On vacation in Vegas last week, I walked into the room at Aria and turned on the light in the entranceway. The rest of the room was kind of dark because the curtains were closed (keeping out the oppressive Vegas sun on a June afternoon), so I went to turn on the desk lamp. Nothing happened. I flicked it off and on a couple more times, still nothing. I reached for the phone and told the operator about the lamp. She said she’d send someone right up.

I pressed a button on the wall to open the curtains, then started to unpack. Two minutes later, a hotel engineer showed up with a light bulb. I told him the floor lamp didn’t work, either, and that’s when he asked me if I had tried using The Controller. I didn’t know what he was talking about.

He pointed me to an iPad-like device on the nightstand, from which I could control the lights in both the bedroom and the bathroom. Then he hit a few buttons, and all the lights went on. He then showed me how to use The Controller to adjust the thermostat, open and close the curtains, or turn on the TV. I thanked him and he left.

The Controller may seem really cool, but it’s overkill. I wasn’t staying in a 3-bedroom, two-level suite . I was in a regular-sized hotel room, where it’s impossible to be more than 15 feet away from anything. If I want to adjust the thermostat, I’ll walk over to that wall and change it. If I want to turn on the TV, there’s a separate remote already. And why on earth would I ever be lying in bed and have a sudden need to turn on the light in the shower? I can be as lazy as the next guy, but this was off the scale.

Not only that, but the screen on The Controller never went fully dark, so at night, it created a glow in the room. While there were blackout curtains, that glow, combined with the little LED indicators on every wall switch and outlet, meant it was never really dark in the room. It’s hard enough to sleep in Vegas without that luminescent distraction.

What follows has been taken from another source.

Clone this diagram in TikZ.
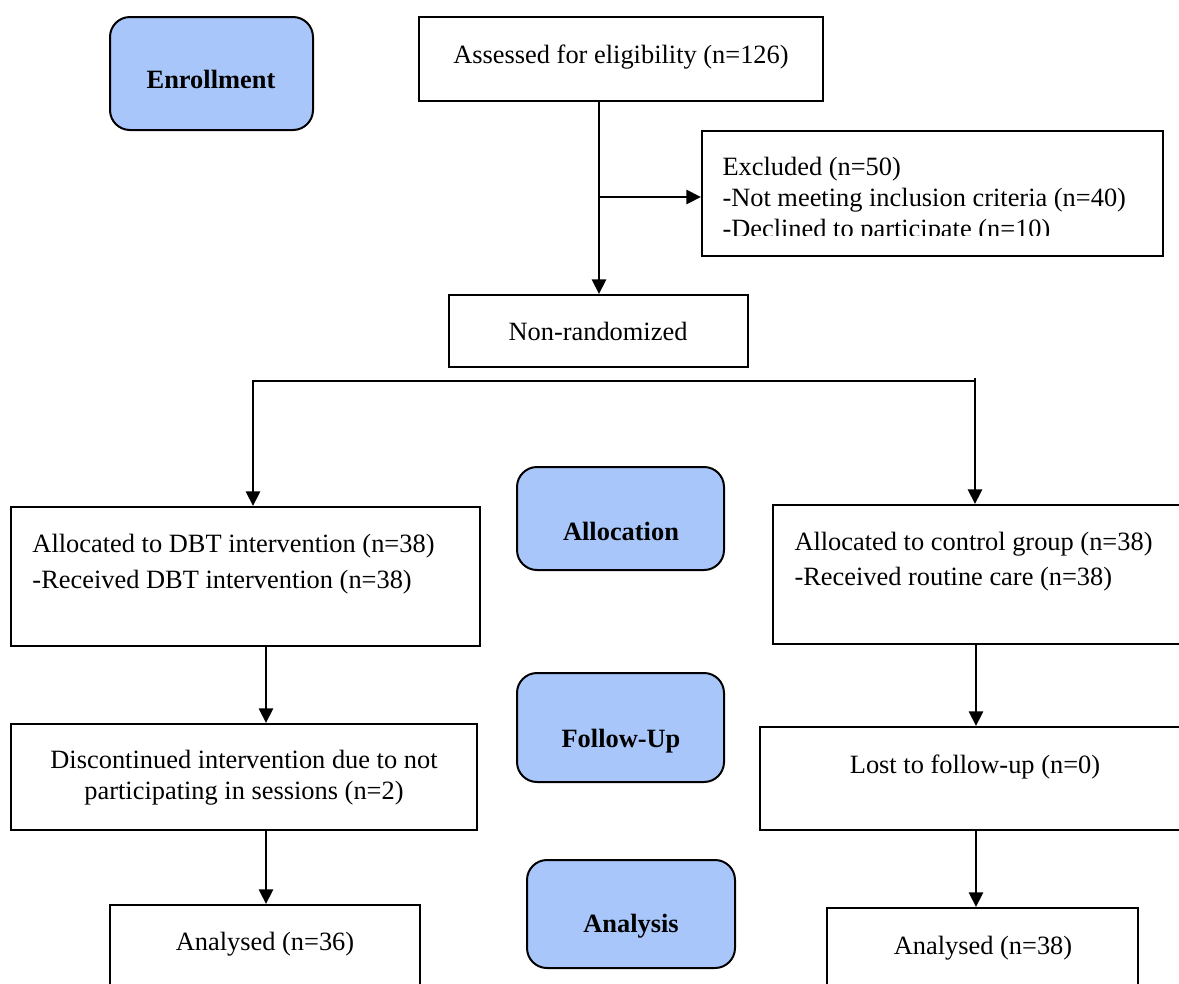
\documentclass[tikz,border=0pt]{standalone}
\usepackage{fontspec}
\setmainfont{Liberation Serif}
\usetikzlibrary{arrows.meta,fit}
\definecolor{stageblue}{RGB}{168,198,250}
\tikzset{every picture/.style={line width=0.75pt}}
\tikzset{
  box/.style={draw, line width=1.5pt, inner sep=0pt},
  stage/.style={box, fill=stageblue, rounded corners=15pt},
  txt/.style={inner sep=0pt, font=\fontsize{19.8}{24}\selectfont},
  stagetxt/.style={inner sep=0pt, font=\fontsize{19.8}{24}\selectfont\bfseries},
  arr/.style={line width=2.2pt, -{Triangle[length=11pt,width=10.5pt]}},
}

\begin{document}
\begin{tikzpicture}[x=0.75pt,y=0.75pt,yscale=-1,xscale=1]
\useasboundingbox (0,0) rectangle (1179,983);
\clip (0,0) rectangle (1179,983);

%Stage boxes
\node [stage, fit={(110,17) (313,130)}] (enroll) {};
\node [stage, fit={(517,467) (724,570)}] (alloc) {};
\node [stage, fit={(517,673) (724,782)}] (follow) {};
\node [stage, fit={(527,860) (735,968)}] (analysis) {};

%Flow boxes
\node [box, fit={(419,17) (823,101)}] (assessed) {};
\node [box, fit={(702,131) (1163,256)}] (excluded) {};
\node [box, fit={(449,295) (748,367)}] (nonrand) {};
\node [box, fit={(11,507) (480,646)}] (dbt) {};
\node [box, fit={(773,505) (1200,644)}] (ctrl) {};
\node [box, fit={(11,724) (477,830)}] (disc) {};
\node [box, fit={(760,727) (1200,830)}] (lost) {};
\node [box, fit={(110,905) (420,1010)}] (anL) {};
\node [box, fit={(827,908) (1138,1010)}] (anR) {};

%Connectors
\coordinate (trunk) at (599,197);
\draw [arr] (trunk |- assessed.south) -- (trunk |- nonrand.north);
\draw [arr] (trunk) -- (trunk -| excluded.west);
\coordinate (splitL) at (253,381);
\coordinate (splitR) at (975,381);
\coordinate (splitRtop) at (975,378);
\draw [arr] (splitR) -- (splitL) -- (splitL |- dbt.north);
\draw [arr] (splitRtop) -- (splitR |- ctrl.north);
\coordinate (colL) at (266,0);
\coordinate (colR) at (976,0);
\draw [arr] (colL |- dbt.south) -- (colL |- disc.north);
\draw [arr] (colL |- disc.south) -- (colL |- anL.north);
\draw [arr] (colR |- ctrl.south) -- (colR |- lost.north);
\draw [arr] (colR |- lost.south) -- (colR |- anR.north);

% Text Node
\node [stagetxt, anchor=base] (enrolltxt) at (211,88) {Enrollment};
\node [stagetxt, anchor=base] (alloctxt) at (621,540) {Allocation};
\node [stagetxt, anchor=base] (followtxt) at (621,747) {Follow-Up};
\node [stagetxt, anchor=base] (analysistxt) at (631,932) {Analysis};

% Text Node
\node [txt, anchor=base] (assessedtxt) at (621,63) {Assessed for eligibility (n=126)};
\begin{scope}
\clip (702,131) rectangle (1163,235);
\node [txt, anchor=base west] (excl1) at (722,175) {Excluded (n=50)};
\node [txt, anchor=base west] (excl2) at (722,206) {-Not meeting inclusion criteria (n=40)};
\node [txt, anchor=base west] (excl3) at (722,237) {-Declined to participate (n=10)};
\end{scope}
\node [txt, anchor=base] (nonrandtxt) at (598,340) {Non-randomized};

% Text Node
\node [txt, anchor=base west] (dbt1) at (32,552) {Allocated to DBT intervention (n=38)};
\node [txt, anchor=base west] (dbt2) at (32,588) {-Received DBT intervention (n=38)};
\node [txt, anchor=base west] (ctrl1) at (794,550) {Allocated to control group (n=38)};
\node [txt, anchor=base west] (ctrl2) at (794,585) {-Received routine care (n=38)};

% Text Node
\node [txt, anchor=base] (disc1) at (244,768) {Discontinued intervention due to not};
\node [txt, anchor=base] (disc2) at (244,799) {participating in sessions (n=2)};
\node [txt, anchor=base] (losttxt) at (975,773) {Lost to follow-up (n=0)};
\node [txt, anchor=base] (anLtxt) at (265,950) {Analysed (n=36)};
\node [txt, anchor=base] (anRtxt) at (983,954) {Analysed (n=38)};

\end{tikzpicture}
\end{document}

On the other hand, the room was more soundproof than many other hotels I’ve stayed in. Normally, around 9am each day, I’m awakened by the housekeeping staff knocking on doors, entering rooms, vacuuming, moving furniture, and talking loudly. At Aria, the door is thick enough to keep all of that hall noise to a minimum, and since very few of us wake up early in Vegas, that’s a good thing.

I don’t worry about housekeeping knocking on my door, because I put out the Do Not Disturb sign as soon as I check in, and leave it there until I check out. I don’t need my room vacuumed, cleaned, and rearranged every day. I didn’t see a sign hanging inside my door, though, so I asked a maid for one, and she told me to use – yes — The Controller to turn on the exterior privacy light. I did, and wasn’t bothered for the four days I was there.

Except for the last day. I got up around 10am, went down for breakfast, and when I returned, the message light on my phone was blinking. The message was from someone in housekeeping informing me that they had seen my privacy light and didn’t want to bother me, but if I needed the room cleaned, I should contact them. As if I wouldn’t have figured that out myself.

But here’s the part that bugged me. If I’ve turned on the privacy light, or hung a Do Not Disturb sign, why are you calling my room? That counts as disturbing me! Granted, I wasn’t there at the time, but if I’d still been asleep, a phone call from housekeeping would have been just as annoying as a knock on the door.

I think The Controller needs a new button, one labeled I’m Not Kidding, Leave Me Alone.